Old Labour self-destructed because the great pillars that supported it crumbled: on the one hand, the industrial working class and the vehicle of its ambitions, the trade unions; on the other, the curious jumble of Methodism, Marxism, collectivism and paternalism ("the gentleman in Whitehall really does know better", as Douglas Jay put it) that formed the party's beliefs. Now the pillars of Toryism are being undermined, too, at least partly by the Government's own actions. Instinctively conservative groups such as academics, doctors, police officers and civil servants have all had reason to resent the way the Government treats them.

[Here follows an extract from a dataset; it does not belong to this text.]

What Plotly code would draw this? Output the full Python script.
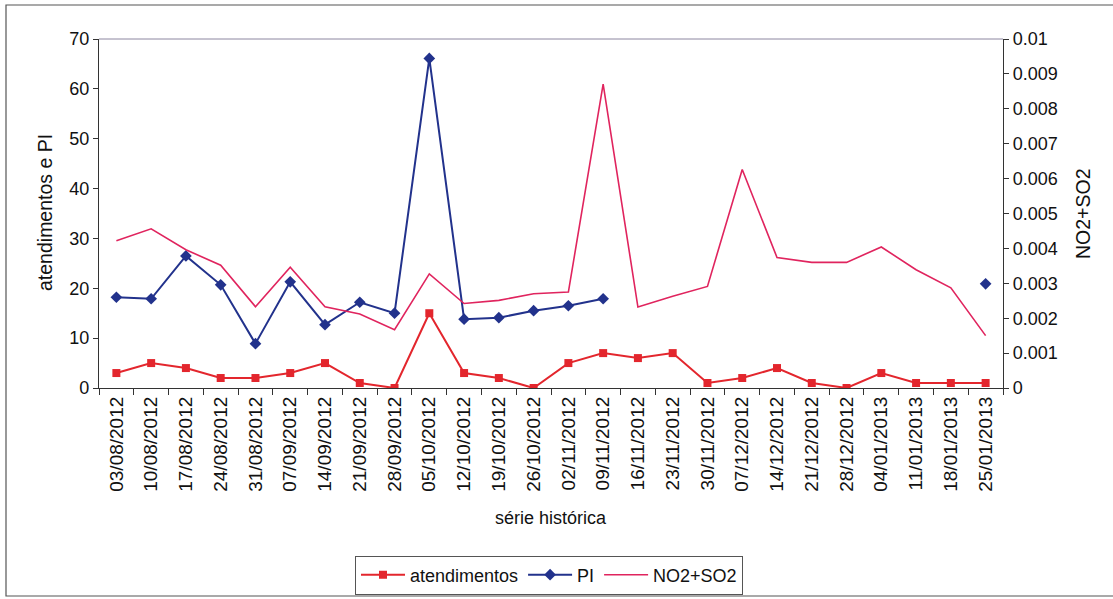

This is the root of the Conservative crisis: the party now threatens far more people than Labour does. The best argument for voting Tory was always a defensive one, not just for the elite but for many ordinary people of quite modest means. The fear was that Labour would erode advantage at all levels of society, that it would expropriate property, reduce wage differentials, confiscate savings. A vote for the Tories looked like a vote for safety and it was on precisely this that Baldwin based his appeal before the Second World War. John Major, at times, tries to present himself in similar fashion. But now, to many people, the Tories seem a bigger threat than Labour, and market liberalism a far more potent force against what they hold dear than socialism. It is the Tories who tell people that they cannot expect a job for life, they who have removed large areas of employment protection, they who have presided over steeply falling house prices, they who insist that wages and salaries should depend entirely upon merit, not on traditional differentials or automatic increments. Savings, true, are no longer threatened by inflation. But they may equally well be threatened, as state benefits are run down, by the need to fund disability, old age, health-care or a period of unemployment. Indeed, to many people, Tory proposals to dismantle the welfare state themselves look like a form of expropriation, cheating them out of entitlements for which they have paid, over many years, in tax and national insurance.

The broad appeal of Toryism has always been based on fear - fear of the enemy without (Soviet communism), fear of the enemy within (trade unions). Now, with these vanquished, the party casts around more desperately: one- parent families, social security scroungers, asylum-seekers, criminals, hippies and travellers. This is what creates the harshness that so repels the likes of Emma Nicholson and Alan Howarth. From without, the European Union provides the only remaining enemy the Tories can find. But as threats to the British way of life, Belgium, Holland, Germany and the rest have none of the credibility the Soviet Union used to have. The latter was a mysterious place; most Westerners had about as much understanding of how its people lived as they did of Greenlanders. In Western Europe, by contrast, the British can travel and see for themselves that the people look more prosperous, more secure, more at peace with themselves than we do.

The Conservative Party increasingly gives the appearance almost of being embarrassed by power. Even if two more MPs were to defect, it would no doubt still win a vote of confidence in the House of Commons. But to argue that the Government enjoys the confidence of a majority of MPs would be absurd; it scarcely has any confidence in itself. This newspaper argued a few weeks ago that the Prime Minister can only damage his party by delaying a general election, that, with every day that passes, the Tories merely show further evidence of their unfitness to govern and further undermine the confidence of their own supporters. Ms Nicholson's defection provides the clearest possible evidence of how right we were.